PIKINE – ENVOUTEE PAR UN CHARLATAN: Elle remet à un charlatan dix millions, pompés du compte bancaire de son père
L’affaire est rocambolesque. Depuis quelques jours, elle occupe l’essentiel des discussions à Pikine-Icotaf où habite Maïmouna Bamba, 23 ans, qui sous le coup de l’envoûtement, a remis dix millions de francs à un charlatan, sans compter les bijoux de valeur et un scooter Beverly 250 qu’elle a vendu pour satisfaire les besoins en argent de son «marabout». Dénoncés à la police de Pikine, le charlatan et son complice ont été arrêtés et déférés au parquet pour escroquerie.
Le visage décomposé par la colère, Maïmouna Bamba ne tient pas en place lorsqu’elle fait face à l’enquêteur au commissariat de police de Pikine. Tellement elle en veut à Moustapha Tall, du nom de ce charlatan qui l’a entraînée dans cette histoire rocambolesque. Sa famille quant à elle, est à la fois en colère contre le charlatan, mais également contre elle, Maïmouna Bamba. Une fille qui croque la vie à pleines dents. Elle roule en scooter Beverly 250, porte des bijoux de valeur et des fringues qui en feraient pâlir d’envie plus d’un. C’est cette fille qui, un soir du mois de janvier 2015, frappe à la porte d’un charlatan du nom de Moustapha Tall qui, lui avait été recommandée par une amie pour une séance de voyance. A la vue de la jeune fille, le charlatan en extase comprend vite qu’il peut tirer d’elle beaucoup plus que les broutilles que lui rapporte généralement une séance de voyance. Sa stratégie : la rendre dépendante et lui enlever toute capacité de discernement. Pour cela, des bains mystiques sont prescrits à la fille et des talismans qu’elle doit porter sur des parties de son corps lui sont remis. Une stratégie qui marche à merveille pour le charlatan. «Après les bains mystiques qu’il m’a prescrits et une fois les talismans portés, j’étais devenue son esclave», reconnaît la jeune fille devant les enquêteurs de la police de Pikine.
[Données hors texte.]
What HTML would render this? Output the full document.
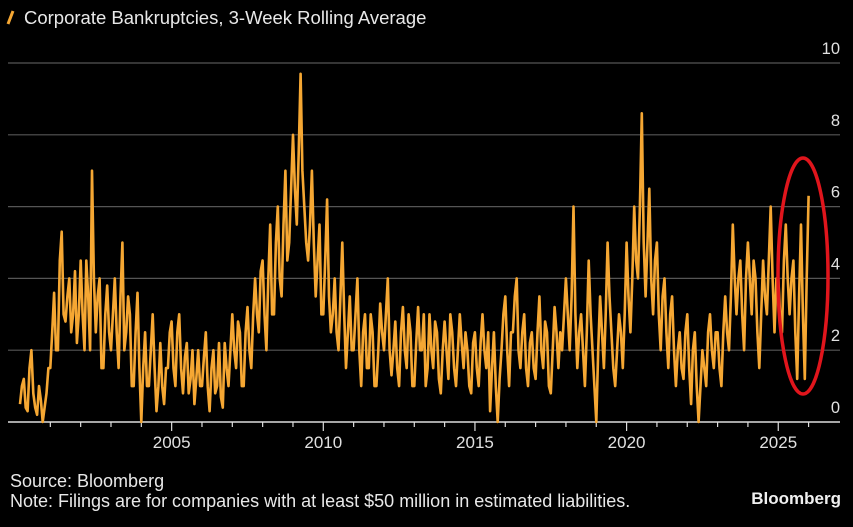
<!DOCTYPE html>
<html><head><meta charset="utf-8"><style>
body{margin:0;background:#000;width:853px;height:522px;overflow:hidden;font-family:"Liberation Sans",sans-serif}
</style></head><body>
<svg width="853" height="522" id="chart">
<rect width="853" height="522" fill="#000"/>
<line x1="13" y1="11" x2="8" y2="24" stroke="#f5a733" stroke-width="3"/>
<text x="24" y="24" fill="#e8e8e8" font-size="18.5">Corporate Bankruptcies, 3-Week Rolling Average</text>
<g id="grid"></g><g id="series"></g>
<ellipse cx="803" cy="276" rx="25" ry="118" fill="none" stroke="#e0151c" stroke-width="3.5"/>
<text x="10" y="487" fill="#e8e8e8" font-size="18">Source: Bloomberg</text>
<text x="10" y="507" fill="#e8e8e8" font-size="18">Note: Filings are for companies with at least $50 million in estimated liabilities.</text>
<text x="841" y="504" fill="#f0f0f0" font-size="17" font-weight="bold" text-anchor="end">Bloomberg</text>
</svg>
<script>
const startYear = 2000;
const pointsPerYear = 16;
const values = [
0.5,1.0,1.2,0.4,0.3,1.5,2.0,0.8,0.4,0.2,1.0,0.6,0,0.4,0.8,1.5,
1.5,2.5,3.6,2.0,2.0,4.5,5.3,3.0,2.8,3.5,4.0,2.5,3.0,4.2,2.2,3.0,
4.5,3.0,2.0,4.5,3.5,2.0,7.0,4.0,2.5,3.5,4.0,1.5,1.5,3.0,3.8,2.5,
2.0,3.0,4.0,2.5,1.5,3.5,5.0,2.0,2.5,3.5,3.0,1.0,1.0,2.5,3.6,1.5,
0,1.5,2.5,1.0,1.0,2.0,3.0,1.5,0.3,1.0,2.2,1.0,0.5,1.5,1.5,2.5,
2.8,1.5,1.0,2.5,3.0,1.5,0.8,1.8,2.2,0.8,1.2,2.0,0.5,1.2,2.0,1.0,
1.0,1.8,2.5,1.0,0.3,1.5,2.0,0.8,1.0,2.2,0.7,0.4,2.2,1.5,1.0,2.0,
3.0,2.0,1.5,2.8,2.5,1.0,1.0,2.5,3.2,2.0,1.5,3.0,4.0,3.0,2.5,4.2,
4.5,3.0,2.0,4.0,5.5,3.0,3.0,5.0,6.0,4.0,3.5,5.5,7.0,4.5,5.0,6.5,
8.0,6.5,5.5,7.5,9.7,7.0,6.0,5.0,4.5,5.5,7.0,5.0,3.5,4.5,5.5,3.0,
3.0,4.5,6.2,3.5,2.5,3.0,4.0,2.5,2.0,3.5,5.0,3.0,1.5,2.5,3.5,2.0,
2.0,3.0,4.0,2.0,1.0,2.5,3.0,1.5,1.5,3.0,2.5,1.0,1.0,2.0,3.3,2.5,
2.0,3.0,4.0,2.0,1.3,2.0,2.8,1.5,1.0,2.5,3.2,2.0,1.5,3.0,2.5,1.0,
1.0,2.2,3.2,2.0,2.0,3.0,1.0,1.5,3.0,2.0,1.5,2.8,2.5,1.2,0.8,2.0,
2.8,2.0,1.2,3.0,2.5,1.5,1.0,2.0,3.0,2.2,1.5,2.5,2.0,1.0,0.8,2.2,
2.5,1.5,1.0,2.2,3.0,2.0,1.5,2.5,0.3,1.5,2.5,1.0,0,1.2,2.0,3.0,
3.5,2.0,1.0,2.5,2.5,3.5,4.0,2.0,1.5,2.5,3.0,1.5,1.0,2.2,2.5,1.5,
1.2,2.5,3.5,2.0,1.5,2.8,2.5,1.0,0.8,2.0,3.2,2.5,1.5,2.5,2.0,3.0,
4.0,3.0,2.0,3.5,6.0,3.0,1.5,2.5,3.0,2.0,1.0,2.5,4.5,3.0,2.0,1.0,
0,2.0,3.5,2.5,1.5,3.0,5.0,3.5,2.5,1.5,1.0,2.0,3.0,2.5,1.5,3.0,
5.0,3.5,2.5,4.0,6.0,4.5,4.0,6.0,8.6,5.0,3.5,5.0,6.5,4.0,3.0,4.5,
5.0,3.0,2.0,3.5,4.0,2.5,1.5,3.0,3.5,2.0,1.0,2.0,2.5,1.5,1.2,2.5,
3.0,1.5,0.5,2.0,2.5,1.0,0,1.0,2.0,1.5,1.0,2.5,3.0,2.0,1.5,2.5,
2.5,1.5,1.0,2.5,3.5,2.5,2.0,3.5,5.5,4.0,3.0,4.0,4.5,3.0,2.0,4.0,
5.0,4.0,3.0,4.5,4.0,2.5,1.5,3.0,4.5,3.5,3.0,4.5,6.0,4.0,2.5,4.0,
4.0,3.0,2.5,4.5,5.5,4.0,3.0,4.0,4.5,2.5,1.2,3.5,5.5,3.0,1.2,4.0,
6.3];
const yTicks = [0,2,4,6,8,10];
const xTickLabels = [2005,2010,2015,2020,2025];
const minorYears = [2001,2002,2003,2004,2005,2006,2007,2008,2009,2010,2011,2012,2013,2014,2015,2016,2017,2018,2019,2020,2021,2022,2023,2024,2025,2026];

const NS="http://www.w3.org/2000/svg";
function xScale(yr){return 20+(yr-2000)*30.33;}
function yScale(v){return 422-v*35.9;}
function mk(tag,attrs,parent){const e=document.createElementNS(NS,tag);for(const k in attrs)e.setAttribute(k,attrs[k]);parent.appendChild(e);return e;}
const grid=document.getElementById('grid');
yTicks.forEach(t=>{
  if(t>0){const l=mk('line',{x1:8,x2:840,y1:yScale(t),y2:yScale(t),stroke:'#555','stroke-width':1.2},grid);
  
  }
  const tx=mk('text',{x:840,y:yScale(t)-9,fill:'#e0e0e0','font-size':16.5,'text-anchor':'end'},grid);
  tx.textContent=t;
  
  
});
const ax=mk('line',{x1:8,x2:840,y1:422,y2:422,stroke:'#ddd','stroke-width':1.5},grid);


minorYears.forEach(y=>{
  const big=xTickLabels.includes(y);
  const l=mk('line',{x1:xScale(y),x2:xScale(y),y1:422,y2:big?431:427,stroke:'#ddd','stroke-width':1.2},grid);
  
  
});
xTickLabels.forEach(y=>{
  const tx=mk('text',{x:xScale(y),y:448,fill:'#e0e0e0','font-size':17,'text-anchor':'middle'},grid);
  tx.textContent=y;
  
  
});
const d=values.map((v,i)=>(i?'L':'M')+xScale(startYear+i/pointsPerYear).toFixed(1)+','+yScale(v).toFixed(1)).join(' ');
const p=mk('path',{d:d,fill:'none',stroke:'#f5a733','stroke-width':2.6,'stroke-linejoin':'round'},document.getElementById('series'));


</script>
</body></html>
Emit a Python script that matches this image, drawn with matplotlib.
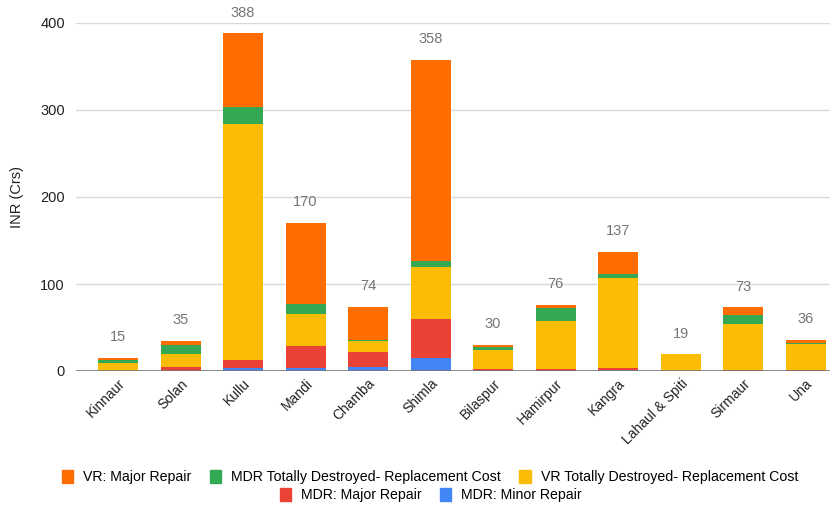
import matplotlib
matplotlib.use("Agg")
import matplotlib.pyplot as plt
import numpy as np
from matplotlib.patches import Patch

plt.rcParams['font.family'] = ['Liberation Sans', 'DejaVu Sans']

districts = ["Kinnaur", "Solan", "Kullu", "Mandi", "Chamba", "Shimla",
             "Bilaspur", "Hamirpur", "Kangra", "Lahaul & Spiti", "Sirmaur", "Una"]

# INR crore, stacked bottom to top
mdr_minor_repair = [0, 0, 4, 4, 5, 15, 0, 0, 1, 0, 0, 0]
mdr_major_repair = [0.5, 5, 9, 25, 17, 45, 2, 2.5, 3, 0, 1, 1]
vr_totally_destroyed = [9, 14, 271, 36, 12, 59, 22, 55, 103, 19, 53, 30]
mdr_totally_destroyed = [3, 10.5, 20, 12, 2, 8, 4, 14.5, 4.5, 0, 10.5, 1.5]
vr_major_repair = [2.5, 5.5, 84, 93, 38, 231, 2, 4, 25.5, 0, 8.5, 3.5]

series = [
    ("MDR: Minor Repair", mdr_minor_repair, "#4285F4"),
    ("MDR: Major Repair", mdr_major_repair, "#EA4335"),
    ("VR Totally Destroyed- Replacement Cost", vr_totally_destroyed, "#FBBC04"),
    ("MDR Totally Destroyed- Replacement Cost", mdr_totally_destroyed, "#34A853"),
    ("VR: Major Repair", vr_major_repair, "#FF6D01"),
]

W, H = 835, 508
fig = plt.figure(figsize=(W / 100, H / 100), dpi=100)
ax = fig.add_axes([76 / W, (H - 371) / H, (830 - 76) / W, (371 - 23) / H])

x = np.arange(len(districts))
bottom = np.zeros(len(districts))
for name, vals, color in series:
    v = np.array(vals, dtype=float)
    ax.bar(x, v, bottom=bottom, width=0.64, color=color, edgecolor="none",
           label=name, zorder=3)
    bottom += v

for xi, tot in zip(x, bottom):
    ax.annotate(f"{tot:.0f}", (xi, tot), xytext=(0, 15), textcoords="offset points",
                ha="center", va="center", fontsize=10.5, color="#757575",
                annotation_clip=False, zorder=4)

ax.set_xlim(-0.672, 11.39)
ax.set_ylim(0, 400)
ax.set_yticks([0, 100, 200, 300, 400])
ax.yaxis.grid(True, color="#d9d9d9", linewidth=1, zorder=0)
ax.axhline(0, color="#777777", linewidth=1.2, zorder=5)
for s in ax.spines.values():
    s.set_visible(False)
ax.tick_params(axis="y", length=0, pad=8, labelsize=10.5, labelcolor="#222222")
ax.tick_params(axis="x", length=0, pad=4, labelsize=10, labelcolor="#222222")
ax.set_xticks(x)
ax.set_xticklabels(districts, rotation=45, ha="right", rotation_mode="anchor")
ax.set_ylabel("INR (Crs)", fontsize=10.5, color="#222222", labelpad=12)

colors = {name: color for name, _, color in series}
row1 = ["VR: Major Repair", "MDR Totally Destroyed- Replacement Cost",
        "VR Totally Destroyed- Replacement Cost"]
row2 = ["MDR: Major Repair", "MDR: Minor Repair"]
common = dict(frameon=False, fontsize=10.2, handlelength=0.8, handleheight=1.0,
              handletextpad=0.7, columnspacing=1.3, borderpad=0, borderaxespad=0)
leg1 = fig.legend([Patch(color=colors[n]) for n in row1], row1, ncol=3,
                  loc="center", bbox_to_anchor=(0.515, (H - 477) / H), **common)
leg2 = fig.legend([Patch(color=colors[n]) for n in row2], row2, ncol=2,
                  loc="center", bbox_to_anchor=(0.516, (H - 495) / H), **common)

fig.savefig("out.png", dpi=100)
Hélas, la suite va devenir bizarre pour Maïmouna Bamba, devenue une vache à lait pour le charlatan. «Il me demandait des sommes d’argent et à chaque fois, je pompais dans le compte de mon père dont j’avais toute la confiance», confesse Maïmouna Bamba. Au total, dix millions Cfa ont été pompés du compte et remis au charlatan, sans que le pater de la fille ne s’en rende compte. Et quand la fille ne détenait plus de liquidité par devers elle, le charlatan lui suggère de vendre d’abord son scooter Beverly 250 et de lui remettre l’argent. Sans broncher, Maïmouna Bamba s’exécute : «J’ai cédé le scooter à 250.000 francs et je lui ai remis l’argent», raconte la fille aux enquêteurs, stupéfaits. Suivront ensuite les bijoux de la jeune fille. Maïmouna va tout brader, ainsi que les parures de sa cousine, pour encore et toujours satisfaire les besoins en argent du charlatan Moustapha Tall et de son chambellan, Babacar Ndiaye
Comment elle a découvert qu’elle était envoûtée ? Un jour, alors qu’elle se trouvait au domicile du charlatan et qu’elle pestait un peu contre les sommes d’argent qu’elle ne cesse de remettre à Moustapha Tall, un ami de ce dernier, qui a eu pitié d’elle, lui souffle à l’oreille qu’elle n’a plus la maîtrise de ses actes. Survient alors le déclic. «Quand son ami Moussa m’a dit que j’étais envoûtée par Moustapha Tall, j’ai repris mes esprits et je m’en suis ouverte à mes parents», révèle-t-elle.
Saisie d’une plainte, la police de Pikine ouvre alors une enquête, qui s’est soldée par l’arrestation du charlatan, qui a partiellement reconnu les faits, en niant toutefois le montant de plus de dix millions Cfa que la fille dit lui avoir remis. «Je lui ai fait prendre certes des bains mystiques et confectionné des talismans, mais c’était à sa demande, pour empêcher que l’argent qu’elle a volé à son père ne soit évoqué par sa famille. C’est elle-même qui allait acheter des chèvres pour les sacrifices», s’est défendu le charlatan Moustapha Tall. Et de déclarer devant les enquêteurs : «Je suis prêt à rembourser jusqu’à un million Cfa, si on m’accorde un moratoire.» Un aveu qui a précipité sa conduite au parquet le vendredi 29 août 2015, en compagnie de son chambellan Babacar Ndiaye, dont le rôle consistait à «conditionner auprès cordonniers» les talismans et autres gris-gris confectionnés par le charlatan pour la jeune Maïmouna Bamba.